The work at the water treatment plant is expected to last an additional four to five weeks. In the meantime, the city said it has taken measures, including backwashing more frequently, which is a method of preventative maintenance. Officials also are flushing hydrants more often to assist with the discoloration.

“Illinois EPA has not received any citizen complaints on the issue,” Briggs said. “But, we will continue to monitor the situation.”

The water was questioned by a couple residents during the City Council meeting on Monday.

For more information, call Superintendent of Water Treatment Brad Reese at 815-223-0068.

What do health departments say about manganese/iron in water?

At concentrations greater than 0.05 mg/L, manganese may cause a noticeable color, odor, or taste in water, according to the Connecticut Department of Public Health. However, potential health effects from manganese are not a concern until concentrations are about six times higher, the agency said.

One group that should take notice of manganese levels are pregnant women and mothers of infants. Infant formulas contain manganese, and if prepared with water that also contains manganese, the infant may get a higher amount than the rest of the family. In addition, infants appear to absorb more manganese than older people but excrete less. This adds up to a greater potential for exposure in the young. Since manganese’s effects on the developing nervous system have not been adequately studied, it is especially important for pregnant women and young children to have drinking water that is below the manganese level of 0.3 mg/L.
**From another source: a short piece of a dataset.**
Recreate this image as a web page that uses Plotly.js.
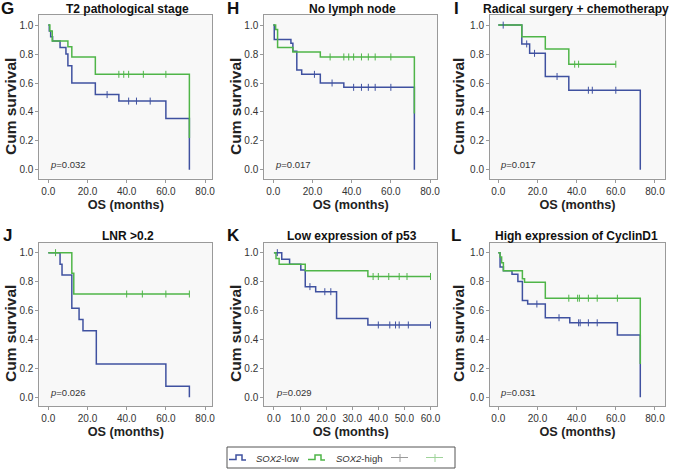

As for iron, when exposed to air in the pressure tank or atmosphere, the water turns cloudy and a reddish brown substance begins to form, according to the Illinois Department of Public Health. Sediment is the oxidized or ferric form of iron that will not dissolve in water. Dissolved ferrous iron gives water a disagreeable metallic taste. When the iron combines with tea, coffee and other beverages, it produces an inky, black appearance and a harsh, unacceptable taste. Vegetables cooked in water containing excessive iron turn dark and look unappealing. Concentrations of iron as low as 0.3 mg/L will leave reddish brown stains on fixtures, tableware and laundry that are very hard to remove. When these deposits break loose from water piping, rusty water will flow through the faucet.